Unaufhaltsam wirbelt der Bürgerkrieg alles durcheinander. Morde, selbst unter Nachbarn, werden begangen. Grenzen werden ständig überschritten. Am Ende muss die Familie ihr eigenes Haus verlassen, um Platz zu machen für die Tigers. Sie haben absolut keine Wahl. Es wird ihnen zwar ein anderes Haus zur Verfügung gestellt, aber da sind sie nicht verwurzelt.

Das schöne Eigenheim der Oma in Colombo wird angezündet, brennt später samt Inhalt – u. a. mit einer wunderschönen Bibliothek – vollständig ab und Sashi und die Großmutter können in letzter Minute fliehen. „Ihre schreckliche, unübersetzbare Angst.
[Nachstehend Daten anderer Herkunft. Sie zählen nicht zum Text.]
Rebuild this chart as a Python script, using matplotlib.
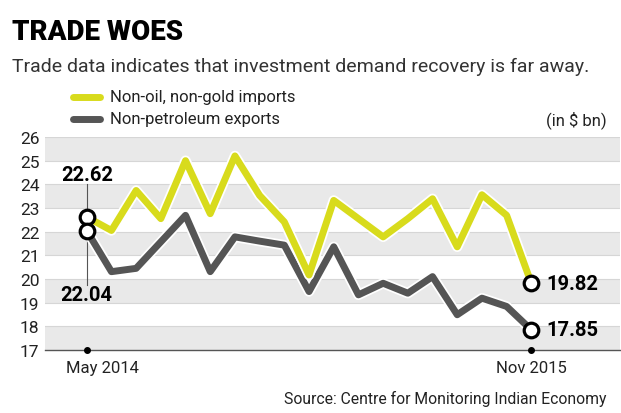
import matplotlib
matplotlib.use("Agg")
import matplotlib.pyplot as plt
import matplotlib.patheffects as pe
from matplotlib.transforms import blended_transform_factory

plt.rcParams['font.family'] = ['Roboto', 'DejaVu Sans']

# monthly values, May 2014 .. Nov 2015 (in $ bn)
months = list(range(19))
imports = [22.62, 22.05, 23.74, 22.55, 25.0, 22.76, 25.2, 23.53, 22.41, 20.17,
           23.32, 22.55, 21.78, 22.55, 23.39, 21.36, 23.56, 22.69, 19.82]
exports = [22.04, 20.31, 20.45, 21.57, 22.69, 20.31, 21.78, 21.6, 21.43, 19.47,
           21.36, 19.33, 19.82, 19.4, 20.1, 18.49, 19.19, 18.84, 17.85]
yticks = list(range(17, 27))
first_label = "May 2014"
last_label = "Nov 2015"

yellow = "#d8db1c"
grey = "#555555"
txt = "#222222"

fig = plt.figure(figsize=(6.21, 4.14), dpi=100)
ax = fig.add_axes([45/621, 1 - 351/414, 575/621, 213/414])

# alternating bands
for lo in range(17, 26, 2):
    ax.axhspan(lo, lo + 1, color="#e9e9e9", zorder=0, lw=0)
for y in yticks[1:]:
    ax.axhline(y, color="#d6d6d6", lw=0.8, zorder=0.5)

outline = [pe.Stroke(linewidth=7.5, foreground="white"), pe.Normal()]
ax.plot(months, imports, color=yellow, lw=5, solid_joinstyle="round",
        path_effects=outline, zorder=3)
ax.plot(months, exports, color=grey, lw=5, solid_joinstyle="round",
        path_effects=outline, zorder=2)

# leader line for first values
ax.plot([0, 0], [19.75, 24.0], color="#555555", lw=0.8, zorder=1)

ends = [(0, imports[0]), (0, exports[0]), (18, imports[-1]), (18, exports[-1])]
for x, y in ends:
    ax.plot(x, y, marker="o", ms=10.5, mfc="white", mec="black", mew=2.3, zorder=5)

vfont = dict(fontsize=14.5, fontweight="bold", color="black")
ax.text(0, 24.0, "%.2f" % imports[0], ha="center", va="bottom", **vfont)
ax.text(0, 19.75, "%.2f" % exports[0], ha="center", va="top", **vfont)
ax.text(18.6, imports[-1], "%.2f" % imports[-1], ha="left", va="center", **vfont)
ax.text(18.6, exports[-1], "%.2f" % exports[-1], ha="left", va="center", **vfont)

ax.set_xlim(-1.69, 21.59)
ax.set_ylim(17, 26)
ax.set_yticks(yticks)
ax.set_yticklabels([str(t) for t in yticks], fontsize=12.5, color=txt)
ax.tick_params(axis="y", length=0, pad=4)
ax.set_xticks([])
for s in ["top", "right", "left"]:
    ax.spines[s].set_visible(False)
ax.spines["bottom"].set_color("#555555")
ax.spines["bottom"].set_linewidth(1)
ax.set_facecolor("white")

# dots on baseline
ax.plot([0, 18], [17, 17], "o", color="black", ms=4, clip_on=False, zorder=6)

tr = blended_transform_factory(ax.transData, fig.transFigure)
ax.text(-0.85, 1 - 369/414, first_label, transform=tr, ha="left", va="center",
        fontsize=12, color=txt)
ax.text(18, 1 - 369/414, last_label, transform=tr, ha="center", va="center",
        fontsize=12, color=txt)

fig.text(12/621, 1 - 32/414, "TRADE WOES", fontsize=20, fontweight="black",
         ha="left", va="center")
fig.text(12/621, 1 - 67/414,
         "Trade data indicates that investment demand recovery is far away.",
         fontsize=14, ha="left", va="center", color="#333333")

# legend
fig.lines.append(plt.Line2D([73/621, 100/621], [1 - 98/414, 1 - 98/414],
                            color=yellow, lw=5, solid_capstyle="round",
                            transform=fig.transFigure))
fig.lines.append(plt.Line2D([73/621, 100/621], [1 - 120/414, 1 - 120/414],
                            color=grey, lw=5, solid_capstyle="round",
                            transform=fig.transFigure))
fig.text(110/621, 1 - 98/414, "Non-oil, non-gold imports", fontsize=12,
         ha="left", va="center", color=txt)
fig.text(110/621, 1 - 120/414, "Non-petroleum exports", fontsize=12,
         ha="left", va="center", color=txt)
fig.text(607/621, 1 - 120/414, "(in $ bn)", fontsize=12,
         ha="right", va="center", color=txt)
fig.text(607/621, 1 - 399/414, "Source: Centre for Monitoring Indian Economy",
         fontsize=11.3, ha="right", va="center", color=txt)

fig.savefig("out.png", dpi=100)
Du redest dir ein, du wärst vorbereitet, aber dann steigt das Grauen in dir auf. Du weißt nie, wozu du fähig bist, bis du es tun musst.“ (S. 89)

Man weiß nicht mehr, wem man noch trauen kann. Selbst in „No-Fire-Zonen“ ist keine Sicherheit garantiert. „Wir waren nahtlos dazu übergegangen, uns selbst vor denen, die wir liebten, zu zensieren.“ (S. 173) – „Erst im Rückblick sehe ich es klar: Wir begannen mit der Selbstzensur, als die Tigers Sir ermordeten.“ (S. 203) Sir war Rajan Master, sehr verehrter Lehrer und Schulleiter.

Und es passiert das, was in Kriegen immer passiert: Frauen werden geschlagen, vergewaltigt, teilweise getötet. Gründe finden sich immer.

Doch als das grausamste und schlimmste Kapitel kam, blieb mir förmlich die Luft weg. Etwas so Erschütterndes und Herzzerreißendes habe ich kaum jemals gelesen. Und die Protagonistin und angehende Medizinerin Sashi ist gefordert, wie nie in ihrem Leben. Und der Leser leidet mit.

Und immer, wenn man denkt, endlich kehrt Ruhe ein und die Lage entspannt sich, ist es nicht so. Es wird nie wieder so, wie es war.

Aran, der jüngste der vier Brüder, ging nicht zu den Tigers und spricht nun zu einem der beiden älteren Brüder, der zu den Tigers gegangen ist: „Eure Bewegung hat einen Freund von mir ermordet. Sollen wir rausfinden“, und jetzt lächelte er wieder dieses verächtliche Lächeln, das mir mit seiner irrationalen Furchtlosigkeit Angst machte, „ob ihr die Art von Brüdern seid, die dazu bereit sind?“ (S. 247)

Der älteste der Brüder, Niranjan, wurde schon vorher ermordet, gemeinsam mit zwei Fluchthelfern. Er hatte seiner kleinen Schwester stets eingeschärft, das Denken nicht anderen zu überlassen. (S. 146) Deshalb schreibt Sashi alles auf, was ebenfalls lebensgefährlich ist und geahndet wird. Das verhilft ihr zur Klarheit der Gedanken. „Hast du je versucht, laufende geschichtliche Ereignisse festzuhalten? Kaum hatten wir etwas aufgeschrieben, waren die Tigers, die Inder oder die sri-lankische Armee schon dabei, die Geschichte wieder umzuschreiben. Ich hatte A und V gebeten, mir beizubringen, wie man die Wahrheit dokumentiert.“ (S. 349)

Etwas hat mich bewogen, das Buch lesen zu wollen, auch weil mich Sri Lanka seit den „sieben Monden des Almeida“ interessiert. Mit einem solchen Sog hätte ich aber nicht gerechnet und auch nicht mit so einer Steigerung von Seite zu Seite, von Kapitel zu Kapitel. Wie leicht kann doch die Welt aus den Fugen geraten. Und wir sind hier mittendrin. Und wir kommen nicht zur Ruhe.

Fazit: Ich habe am Anfang zunächst nicht erkannt, welch ein kostbares Juwel hier vor mir lag. Eindrucksvoll und mit Sicherzeit zeitaufwändig recherchiert. Auf jeden Fall eines meiner Highlights des Jahres 2025, wo ich – doch zum Glück – den richtigen Riecher hatte. 5 hoch verdiente Sterne!